Ade kept at it and a year into her hair journey, she had a conversation with a friend who kept her natural hair and made her understand that there’s nothing wrong with wearing her natural hair.

This motivated her to keep wearing her hair the way she loved. To combat the lack of societal acceptance of dreadlocks, limited styling options and unprofessional salon services, Ade re-created styles from watching YouTube videos and applied her architectural leanings towards generating even more unique hairstyles.

She decided to start a blog (locitude.blogspot.com) to help people like her going through the same challenges with their locs. That was how her platform Locitude (Locs with an Attitude) was born.
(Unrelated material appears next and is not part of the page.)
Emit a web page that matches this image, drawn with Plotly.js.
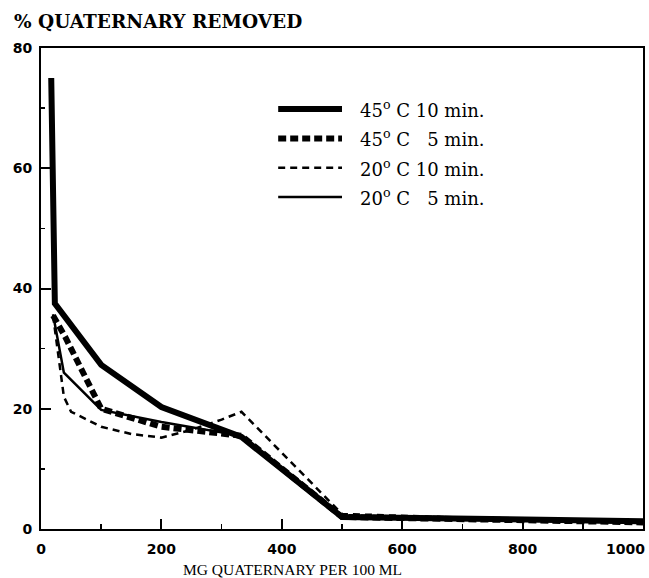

Locitude is a community for people with locs. The platform has five pillars – its hair studio, product line, events, content creation via its blog and magazine, and education.

Ade also promotes societal acceptance of locs, self-confidence, networking, collaboration, and hair care and maintenance among people with dreadlocks, through her platform.

She hosts the annual Loc Appreciation Day in Lagos and has given talks at a TEDx event as well as Social Media Week, Lagos.

Ade is a visionary who is putting the fun back in for women and men who want to rock their natural hair with attitude and panache, and we’re totally rooting for her!